_Exercise task_
Start at the top of the records and, please, print each line exactly through the line that contains "ax = fig.add_axes([78", leaving out all pictures.

--------

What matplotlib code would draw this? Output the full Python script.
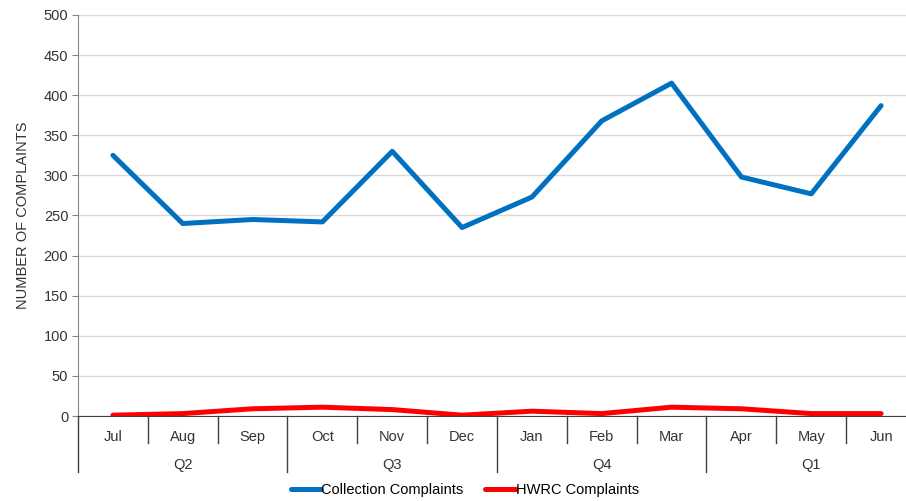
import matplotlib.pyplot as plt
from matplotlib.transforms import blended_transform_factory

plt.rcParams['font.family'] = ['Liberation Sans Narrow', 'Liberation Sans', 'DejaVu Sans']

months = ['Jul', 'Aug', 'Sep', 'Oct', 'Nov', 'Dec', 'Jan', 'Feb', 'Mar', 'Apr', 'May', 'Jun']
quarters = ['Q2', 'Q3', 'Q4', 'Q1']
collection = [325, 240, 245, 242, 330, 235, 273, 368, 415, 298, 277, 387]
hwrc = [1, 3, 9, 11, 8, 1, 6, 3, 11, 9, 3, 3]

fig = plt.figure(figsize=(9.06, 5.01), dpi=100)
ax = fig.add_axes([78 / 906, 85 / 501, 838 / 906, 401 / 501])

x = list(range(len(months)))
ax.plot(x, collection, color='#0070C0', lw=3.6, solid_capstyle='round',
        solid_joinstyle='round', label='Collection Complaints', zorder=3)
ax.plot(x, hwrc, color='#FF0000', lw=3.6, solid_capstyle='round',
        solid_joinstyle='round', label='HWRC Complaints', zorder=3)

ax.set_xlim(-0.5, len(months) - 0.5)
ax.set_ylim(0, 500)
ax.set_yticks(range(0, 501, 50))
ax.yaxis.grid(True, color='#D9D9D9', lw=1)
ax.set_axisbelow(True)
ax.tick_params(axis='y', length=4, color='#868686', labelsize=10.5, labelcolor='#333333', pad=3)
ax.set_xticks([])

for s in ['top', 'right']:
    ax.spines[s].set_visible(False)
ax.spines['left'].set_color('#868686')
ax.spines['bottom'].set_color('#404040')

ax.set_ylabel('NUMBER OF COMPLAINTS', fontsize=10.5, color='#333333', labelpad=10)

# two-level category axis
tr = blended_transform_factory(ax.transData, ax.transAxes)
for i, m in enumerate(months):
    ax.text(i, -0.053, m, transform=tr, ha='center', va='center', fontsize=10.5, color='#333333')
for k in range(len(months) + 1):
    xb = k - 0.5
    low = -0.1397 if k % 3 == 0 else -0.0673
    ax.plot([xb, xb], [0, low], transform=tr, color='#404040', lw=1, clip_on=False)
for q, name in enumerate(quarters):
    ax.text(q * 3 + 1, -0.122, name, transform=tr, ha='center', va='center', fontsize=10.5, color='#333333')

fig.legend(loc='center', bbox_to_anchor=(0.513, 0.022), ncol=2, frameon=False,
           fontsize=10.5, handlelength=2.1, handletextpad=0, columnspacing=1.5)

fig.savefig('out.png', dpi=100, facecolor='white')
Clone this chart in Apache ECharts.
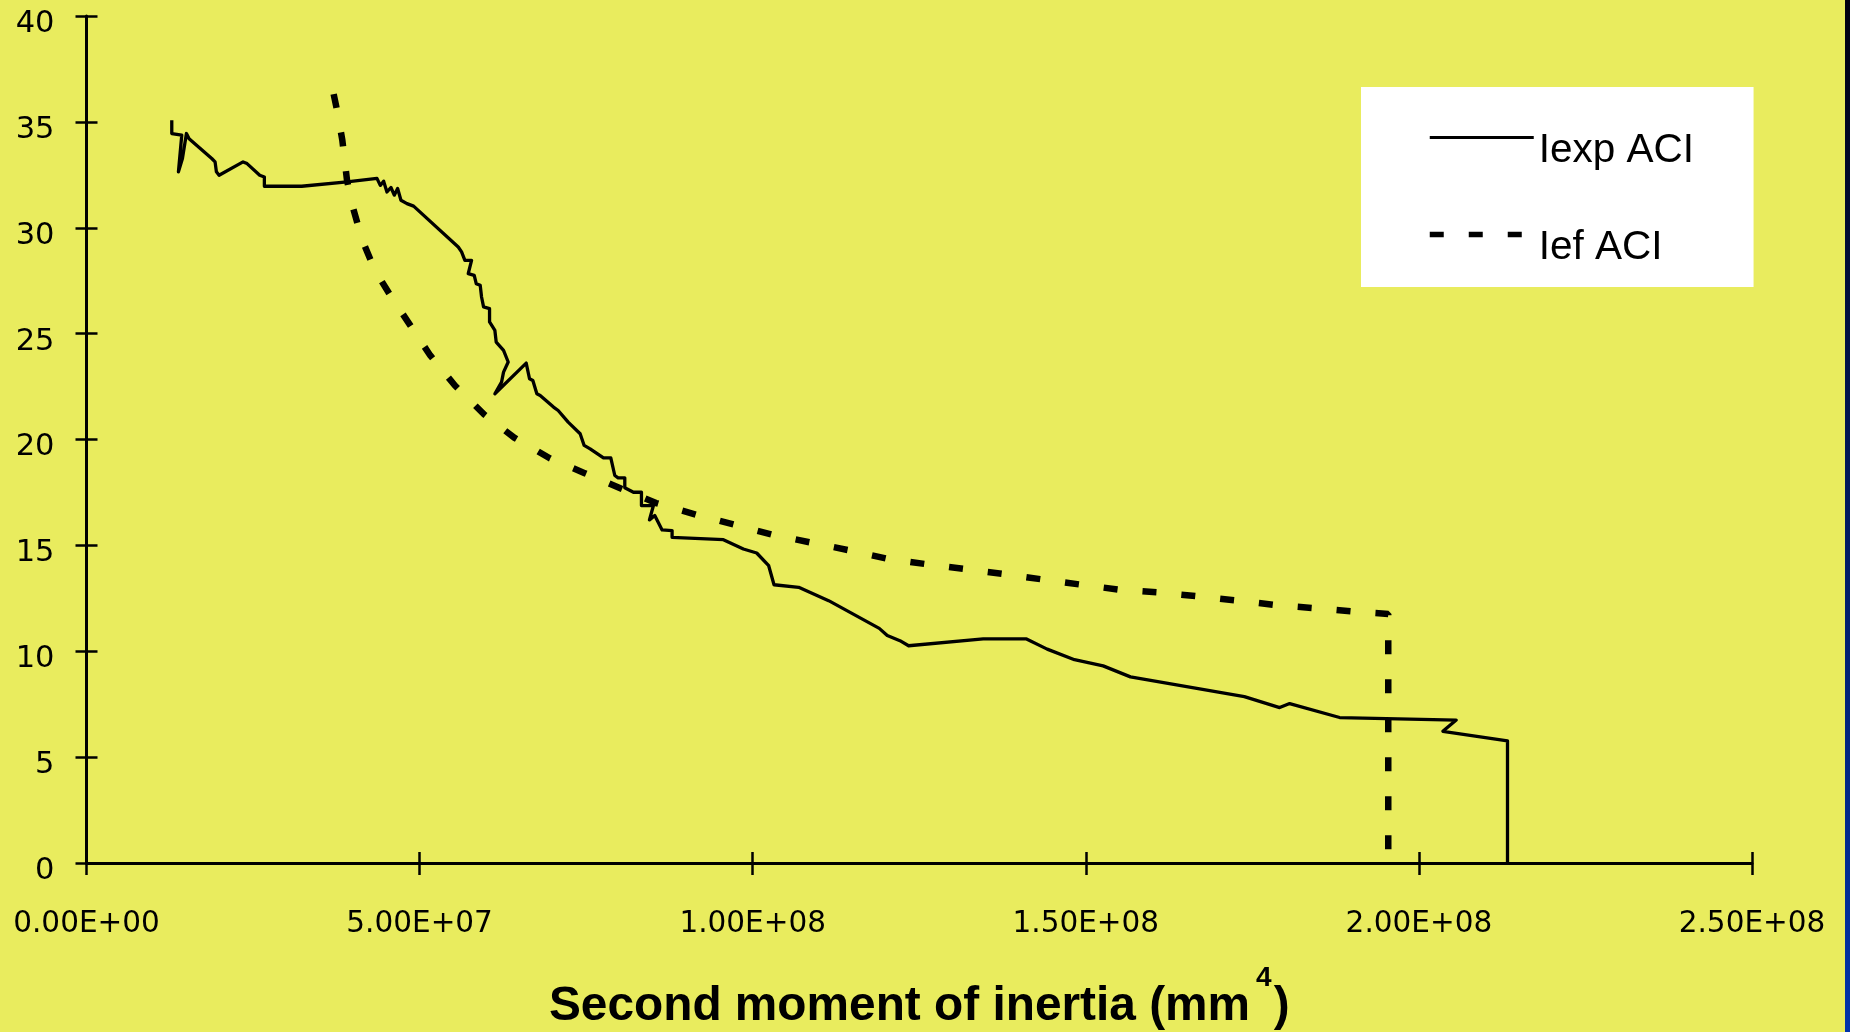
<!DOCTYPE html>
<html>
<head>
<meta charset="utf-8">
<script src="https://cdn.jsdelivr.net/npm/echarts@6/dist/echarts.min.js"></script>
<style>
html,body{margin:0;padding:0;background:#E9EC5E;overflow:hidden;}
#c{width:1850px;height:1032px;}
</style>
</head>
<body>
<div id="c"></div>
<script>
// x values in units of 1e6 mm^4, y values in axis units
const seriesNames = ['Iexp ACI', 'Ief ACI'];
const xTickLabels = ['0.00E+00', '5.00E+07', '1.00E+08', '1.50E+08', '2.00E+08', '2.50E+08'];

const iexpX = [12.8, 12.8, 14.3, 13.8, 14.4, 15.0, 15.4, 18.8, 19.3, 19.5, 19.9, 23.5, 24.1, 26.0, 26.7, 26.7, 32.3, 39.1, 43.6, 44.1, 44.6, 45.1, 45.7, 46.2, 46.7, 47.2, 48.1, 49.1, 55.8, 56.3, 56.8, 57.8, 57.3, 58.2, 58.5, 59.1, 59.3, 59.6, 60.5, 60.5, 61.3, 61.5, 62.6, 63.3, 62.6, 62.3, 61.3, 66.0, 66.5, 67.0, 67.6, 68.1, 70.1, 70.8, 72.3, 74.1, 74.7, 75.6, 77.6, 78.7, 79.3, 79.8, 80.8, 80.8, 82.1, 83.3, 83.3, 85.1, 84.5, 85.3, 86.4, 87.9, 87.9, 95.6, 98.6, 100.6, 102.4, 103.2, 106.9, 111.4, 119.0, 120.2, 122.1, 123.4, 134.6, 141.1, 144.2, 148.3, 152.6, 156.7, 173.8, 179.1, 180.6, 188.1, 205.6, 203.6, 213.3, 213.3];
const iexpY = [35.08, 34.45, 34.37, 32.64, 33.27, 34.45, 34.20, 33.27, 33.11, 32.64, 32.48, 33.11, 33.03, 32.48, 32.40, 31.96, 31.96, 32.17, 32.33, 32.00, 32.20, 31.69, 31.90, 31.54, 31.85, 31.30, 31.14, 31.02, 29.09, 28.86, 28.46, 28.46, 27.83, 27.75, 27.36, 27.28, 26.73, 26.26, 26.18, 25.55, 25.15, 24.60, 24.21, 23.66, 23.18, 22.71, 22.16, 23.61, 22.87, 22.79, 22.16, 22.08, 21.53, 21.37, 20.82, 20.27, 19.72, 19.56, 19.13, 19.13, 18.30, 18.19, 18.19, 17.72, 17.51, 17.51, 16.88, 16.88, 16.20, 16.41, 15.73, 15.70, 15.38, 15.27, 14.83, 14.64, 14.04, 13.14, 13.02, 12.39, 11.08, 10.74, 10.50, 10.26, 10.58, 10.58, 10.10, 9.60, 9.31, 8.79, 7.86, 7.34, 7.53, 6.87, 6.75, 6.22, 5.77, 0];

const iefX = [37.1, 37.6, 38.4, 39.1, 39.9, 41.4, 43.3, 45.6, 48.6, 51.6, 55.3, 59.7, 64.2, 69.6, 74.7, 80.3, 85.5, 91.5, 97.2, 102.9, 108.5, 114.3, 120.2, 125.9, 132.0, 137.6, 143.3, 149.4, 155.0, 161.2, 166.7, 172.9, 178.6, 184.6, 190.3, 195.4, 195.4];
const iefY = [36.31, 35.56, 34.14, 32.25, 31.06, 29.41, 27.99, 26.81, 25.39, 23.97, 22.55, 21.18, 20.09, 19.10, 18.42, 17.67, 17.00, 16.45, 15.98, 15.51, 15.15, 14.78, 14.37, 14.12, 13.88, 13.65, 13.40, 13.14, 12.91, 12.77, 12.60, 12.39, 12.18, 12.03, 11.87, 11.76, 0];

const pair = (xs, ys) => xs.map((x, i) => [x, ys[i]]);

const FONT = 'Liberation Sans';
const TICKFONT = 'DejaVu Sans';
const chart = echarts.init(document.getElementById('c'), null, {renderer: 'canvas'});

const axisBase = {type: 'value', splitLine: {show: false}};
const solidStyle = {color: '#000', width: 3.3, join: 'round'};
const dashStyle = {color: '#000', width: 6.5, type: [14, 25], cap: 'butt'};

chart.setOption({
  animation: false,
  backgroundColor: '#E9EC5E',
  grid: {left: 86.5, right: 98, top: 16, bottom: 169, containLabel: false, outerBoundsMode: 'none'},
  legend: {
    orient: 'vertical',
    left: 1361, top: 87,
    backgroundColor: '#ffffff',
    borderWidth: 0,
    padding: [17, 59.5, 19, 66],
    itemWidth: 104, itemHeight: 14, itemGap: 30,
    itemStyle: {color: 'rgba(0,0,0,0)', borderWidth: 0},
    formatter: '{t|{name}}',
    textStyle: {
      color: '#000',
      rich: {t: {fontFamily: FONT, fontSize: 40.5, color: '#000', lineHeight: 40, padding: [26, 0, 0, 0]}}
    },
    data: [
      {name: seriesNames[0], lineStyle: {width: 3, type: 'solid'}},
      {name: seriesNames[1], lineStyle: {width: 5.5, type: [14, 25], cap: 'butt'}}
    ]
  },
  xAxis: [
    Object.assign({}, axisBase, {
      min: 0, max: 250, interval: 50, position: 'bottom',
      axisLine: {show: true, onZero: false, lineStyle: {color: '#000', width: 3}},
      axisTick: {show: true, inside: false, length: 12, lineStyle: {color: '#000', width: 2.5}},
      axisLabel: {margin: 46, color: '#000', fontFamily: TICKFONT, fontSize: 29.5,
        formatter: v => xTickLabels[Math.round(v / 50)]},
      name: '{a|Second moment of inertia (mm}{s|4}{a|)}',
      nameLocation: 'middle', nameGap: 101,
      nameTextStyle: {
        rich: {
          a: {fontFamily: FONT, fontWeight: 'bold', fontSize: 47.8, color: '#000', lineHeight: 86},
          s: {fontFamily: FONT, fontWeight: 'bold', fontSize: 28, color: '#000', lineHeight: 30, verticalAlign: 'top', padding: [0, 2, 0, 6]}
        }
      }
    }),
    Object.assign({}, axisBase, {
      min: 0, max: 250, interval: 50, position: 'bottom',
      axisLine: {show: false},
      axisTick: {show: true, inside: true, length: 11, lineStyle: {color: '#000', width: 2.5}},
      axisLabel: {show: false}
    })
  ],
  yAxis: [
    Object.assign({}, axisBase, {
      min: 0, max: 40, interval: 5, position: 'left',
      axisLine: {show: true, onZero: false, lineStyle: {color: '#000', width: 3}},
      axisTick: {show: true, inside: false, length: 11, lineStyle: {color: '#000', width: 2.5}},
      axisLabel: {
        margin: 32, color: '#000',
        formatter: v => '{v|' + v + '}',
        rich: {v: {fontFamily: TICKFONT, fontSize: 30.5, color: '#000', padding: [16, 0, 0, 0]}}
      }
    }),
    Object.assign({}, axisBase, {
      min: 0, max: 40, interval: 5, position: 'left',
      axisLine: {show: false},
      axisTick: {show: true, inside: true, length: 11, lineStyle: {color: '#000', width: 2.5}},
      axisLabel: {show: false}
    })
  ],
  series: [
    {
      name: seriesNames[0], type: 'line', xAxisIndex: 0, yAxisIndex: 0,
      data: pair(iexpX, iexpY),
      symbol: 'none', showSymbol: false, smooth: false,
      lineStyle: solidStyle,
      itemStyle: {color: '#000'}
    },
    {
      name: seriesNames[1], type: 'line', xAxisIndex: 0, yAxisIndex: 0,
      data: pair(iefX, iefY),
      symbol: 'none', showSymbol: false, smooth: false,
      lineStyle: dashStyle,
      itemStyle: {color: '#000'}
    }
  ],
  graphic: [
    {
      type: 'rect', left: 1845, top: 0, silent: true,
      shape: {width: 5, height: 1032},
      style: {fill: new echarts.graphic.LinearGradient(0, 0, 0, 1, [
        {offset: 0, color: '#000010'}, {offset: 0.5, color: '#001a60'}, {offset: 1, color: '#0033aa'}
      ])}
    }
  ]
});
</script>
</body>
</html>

--------

_The output_
What matplotlib code would draw this? Output the full Python script.
import matplotlib.pyplot as plt
from matplotlib.transforms import blended_transform_factory

plt.rcParams['font.family'] = ['Liberation Sans Narrow', 'Liberation Sans', 'DejaVu Sans']

months = ['Jul', 'Aug', 'Sep', 'Oct', 'Nov', 'Dec', 'Jan', 'Feb', 'Mar', 'Apr', 'May', 'Jun']
quarters = ['Q2', 'Q3', 'Q4', 'Q1']
collection = [325, 240, 245, 242, 330, 235, 273, 368, 415, 298, 277, 387]
hwrc = [1, 3, 9, 11, 8, 1, 6, 3, 11, 9, 3, 3]

fig = plt.figure(figsize=(9.06, 5.01), dpi=100)
ax = fig.add_axes([78 / 906, 85 / 501, 838 / 906, 401 / 501])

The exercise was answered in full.